→ **Task to complete**: Quote only the lines from the top of the listing below down to and including the line with "let barColor = '#d6a800';".

** start **

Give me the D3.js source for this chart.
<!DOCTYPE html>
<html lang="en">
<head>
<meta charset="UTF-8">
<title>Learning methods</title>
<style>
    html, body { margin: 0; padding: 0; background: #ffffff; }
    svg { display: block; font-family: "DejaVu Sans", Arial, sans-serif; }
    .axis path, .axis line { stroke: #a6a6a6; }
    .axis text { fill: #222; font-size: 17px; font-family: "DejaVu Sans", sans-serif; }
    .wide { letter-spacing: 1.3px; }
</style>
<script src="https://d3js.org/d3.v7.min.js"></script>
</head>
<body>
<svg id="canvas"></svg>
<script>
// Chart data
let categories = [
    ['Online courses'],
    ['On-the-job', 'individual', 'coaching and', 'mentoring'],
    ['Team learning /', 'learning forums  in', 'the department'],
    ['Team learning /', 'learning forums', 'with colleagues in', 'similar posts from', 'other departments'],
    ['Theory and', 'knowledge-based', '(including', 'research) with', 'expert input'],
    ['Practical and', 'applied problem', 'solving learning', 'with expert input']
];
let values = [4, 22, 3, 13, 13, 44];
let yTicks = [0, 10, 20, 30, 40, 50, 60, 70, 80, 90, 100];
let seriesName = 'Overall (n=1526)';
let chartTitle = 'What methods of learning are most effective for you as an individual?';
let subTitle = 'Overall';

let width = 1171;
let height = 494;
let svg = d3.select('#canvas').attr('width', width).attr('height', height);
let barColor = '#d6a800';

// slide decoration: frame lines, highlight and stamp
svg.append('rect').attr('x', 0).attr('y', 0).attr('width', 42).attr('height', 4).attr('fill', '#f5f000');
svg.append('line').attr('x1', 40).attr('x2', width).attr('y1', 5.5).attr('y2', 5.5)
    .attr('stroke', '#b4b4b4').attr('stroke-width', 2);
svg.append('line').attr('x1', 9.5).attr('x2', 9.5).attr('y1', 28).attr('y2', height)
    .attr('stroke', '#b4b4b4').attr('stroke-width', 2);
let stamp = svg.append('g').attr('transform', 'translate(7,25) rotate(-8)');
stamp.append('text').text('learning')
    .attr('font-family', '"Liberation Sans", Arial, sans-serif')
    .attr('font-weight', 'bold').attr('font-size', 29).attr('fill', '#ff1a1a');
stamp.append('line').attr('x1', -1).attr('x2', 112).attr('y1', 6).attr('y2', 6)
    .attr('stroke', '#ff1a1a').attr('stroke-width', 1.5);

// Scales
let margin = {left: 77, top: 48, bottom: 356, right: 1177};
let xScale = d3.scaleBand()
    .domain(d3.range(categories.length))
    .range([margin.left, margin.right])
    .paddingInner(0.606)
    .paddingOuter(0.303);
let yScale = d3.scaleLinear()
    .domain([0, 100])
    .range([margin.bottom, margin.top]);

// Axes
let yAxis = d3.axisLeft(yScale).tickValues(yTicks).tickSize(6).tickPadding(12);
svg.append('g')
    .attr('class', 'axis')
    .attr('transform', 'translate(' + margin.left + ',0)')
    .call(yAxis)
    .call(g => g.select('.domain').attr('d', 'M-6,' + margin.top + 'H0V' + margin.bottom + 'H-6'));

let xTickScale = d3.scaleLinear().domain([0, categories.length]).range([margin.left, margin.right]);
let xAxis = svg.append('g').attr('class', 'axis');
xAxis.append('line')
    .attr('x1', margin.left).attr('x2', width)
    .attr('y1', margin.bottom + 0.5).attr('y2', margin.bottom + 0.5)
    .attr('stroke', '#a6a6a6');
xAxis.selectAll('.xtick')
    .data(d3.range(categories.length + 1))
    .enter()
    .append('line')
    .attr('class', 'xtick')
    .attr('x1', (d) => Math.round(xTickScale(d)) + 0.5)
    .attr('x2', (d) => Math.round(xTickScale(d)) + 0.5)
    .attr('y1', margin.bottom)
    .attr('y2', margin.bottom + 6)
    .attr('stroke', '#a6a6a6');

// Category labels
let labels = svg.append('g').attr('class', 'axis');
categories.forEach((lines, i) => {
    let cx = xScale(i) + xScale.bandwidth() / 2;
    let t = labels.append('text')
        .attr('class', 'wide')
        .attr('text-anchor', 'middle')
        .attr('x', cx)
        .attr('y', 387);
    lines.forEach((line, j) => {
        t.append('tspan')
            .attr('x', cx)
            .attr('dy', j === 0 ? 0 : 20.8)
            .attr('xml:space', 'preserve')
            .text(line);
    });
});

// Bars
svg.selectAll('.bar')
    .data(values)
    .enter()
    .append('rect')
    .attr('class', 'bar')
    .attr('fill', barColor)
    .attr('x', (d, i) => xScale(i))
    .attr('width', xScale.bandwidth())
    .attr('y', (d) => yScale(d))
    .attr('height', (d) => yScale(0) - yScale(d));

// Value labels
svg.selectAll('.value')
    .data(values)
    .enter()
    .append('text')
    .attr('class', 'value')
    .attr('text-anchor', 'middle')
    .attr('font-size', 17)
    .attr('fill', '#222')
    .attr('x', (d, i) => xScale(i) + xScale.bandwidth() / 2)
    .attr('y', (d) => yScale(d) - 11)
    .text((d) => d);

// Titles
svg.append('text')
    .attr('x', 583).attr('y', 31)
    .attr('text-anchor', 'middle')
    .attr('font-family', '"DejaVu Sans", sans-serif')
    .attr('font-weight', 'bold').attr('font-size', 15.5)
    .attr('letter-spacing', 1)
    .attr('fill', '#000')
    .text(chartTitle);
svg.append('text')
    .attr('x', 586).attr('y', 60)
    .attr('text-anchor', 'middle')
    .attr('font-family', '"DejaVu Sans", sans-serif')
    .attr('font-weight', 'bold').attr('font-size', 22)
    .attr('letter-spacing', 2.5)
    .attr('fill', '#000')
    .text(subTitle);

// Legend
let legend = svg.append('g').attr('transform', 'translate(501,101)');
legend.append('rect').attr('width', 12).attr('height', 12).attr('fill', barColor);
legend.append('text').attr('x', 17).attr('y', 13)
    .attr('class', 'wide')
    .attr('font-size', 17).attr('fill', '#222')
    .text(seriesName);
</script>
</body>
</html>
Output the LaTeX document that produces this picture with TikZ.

** end **

→ **Exercise response**:
Give me the D3.js source for this chart.
<!DOCTYPE html>
<html lang="en">
<head>
<meta charset="UTF-8">
<title>Learning methods</title>
<style>
    html, body { margin: 0; padding: 0; background: #ffffff; }
    svg { display: block; font-family: "DejaVu Sans", Arial, sans-serif; }
    .axis path, .axis line { stroke: #a6a6a6; }
    .axis text { fill: #222; font-size: 17px; font-family: "DejaVu Sans", sans-serif; }
    .wide { letter-spacing: 1.3px; }
</style>
<script src="https://d3js.org/d3.v7.min.js"></script>
</head>
<body>
<svg id="canvas"></svg>
<script>
// Chart data
let categories = [
    ['Online courses'],
    ['On-the-job', 'individual', 'coaching and', 'mentoring'],
    ['Team learning /', 'learning forums  in', 'the department'],
    ['Team learning /', 'learning forums', 'with colleagues in', 'similar posts from', 'other departments'],
    ['Theory and', 'knowledge-based', '(including', 'research) with', 'expert input'],
    ['Practical and', 'applied problem', 'solving learning', 'with expert input']
];
let values = [4, 22, 3, 13, 13, 44];
let yTicks = [0, 10, 20, 30, 40, 50, 60, 70, 80, 90, 100];
let seriesName = 'Overall (n=1526)';
let chartTitle = 'What methods of learning are most effective for you as an individual?';
let subTitle = 'Overall';

let width = 1171;
let height = 494;
let svg = d3.select('#canvas').attr('width', width).attr('height', height);
let barColor = '#d6a800';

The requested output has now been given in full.